Welcome Home, which serves families, women and children, is one of only two homeless shelters in Westmoreland County. Union Mission located in Latrobe houses men who find themselves in need of shelter.
These two places, along with several other local agencies and ministries, provided nearly 20,000 nights of shelter last year for over 700 people in our county and each year the number increases. Numbers show that in Pennsylvania 20,000 people go homeless each night and half of those folks are families, including newborn babies to teenaged children.
There are more shocking statistics about homelessness that we all should know, found on the fact card given out at the event:
-Nationally there are nearly 600,000 people homeless each night in the U.S. and approximately 250,000 are families and 350,000 are individuals.
-15 percent or 85,000 are considered chronically homeless
-Eight percent or 48,000 are Veterans
-For persons in families, the three most commonly cited causes of homelessness are: lack of affordable housing, poverty and unemployment
-For singles, the three most commonly cited causes of homelessness are: substance abuse, lack of affordable housing and mental illness
-Racial and ethnic minorities are overrepresented in that:
-39 percent are non-Hispanic whites
-42 percent are African Americans
-13 percent are Hispanic
-Four percent are Native American
-Two percent are Asian
-People who are homeless frequently report health problems:
-38 percent report alcohol use problems
-26 percent report drug abuse problems
-39 percent report some form of mental health problems
-66 percent report either substance use and/or mental health problems
The statistics are heartbreaking, but each one of us can make a difference in ending hunger and homelessness if we join together. Although there are agencies and ministries working tirelessly to eradicate hunger and homelessness nationally, and in Westmoreland County, the numbers of those in need continue to grow.

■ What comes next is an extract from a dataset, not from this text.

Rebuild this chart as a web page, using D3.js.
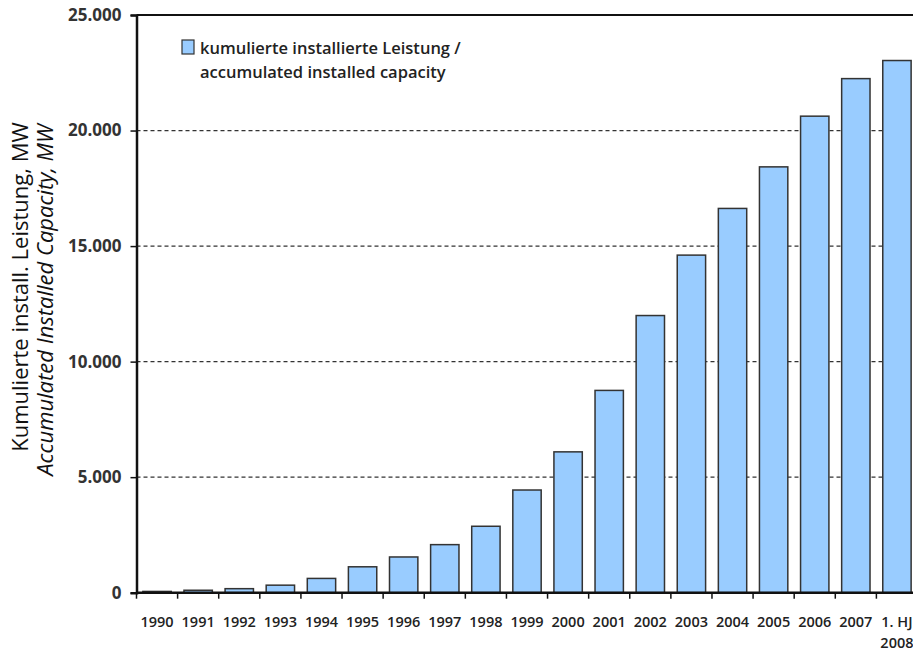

Being aware of the situation and helping others to understand the scope of the problem is crucial and helpful but just knowing is not enough. Each one of us can change a life by donating our time, our money and even items we aren’t using any more to local agencies combating hunger and homelessness on the front lines.
Here’s where to start:
-Connect with a local church, synagogue or other place of worship and become part of their mission team.
-Contact local food banks or homeless shelters and ask what needs they have and/or how you can volunteer. You can call 2-1-1, United Way’s free, 24/7, 3-digit phone number to connect with community services and agencies.
-Help needy individuals and families you know, any way you can.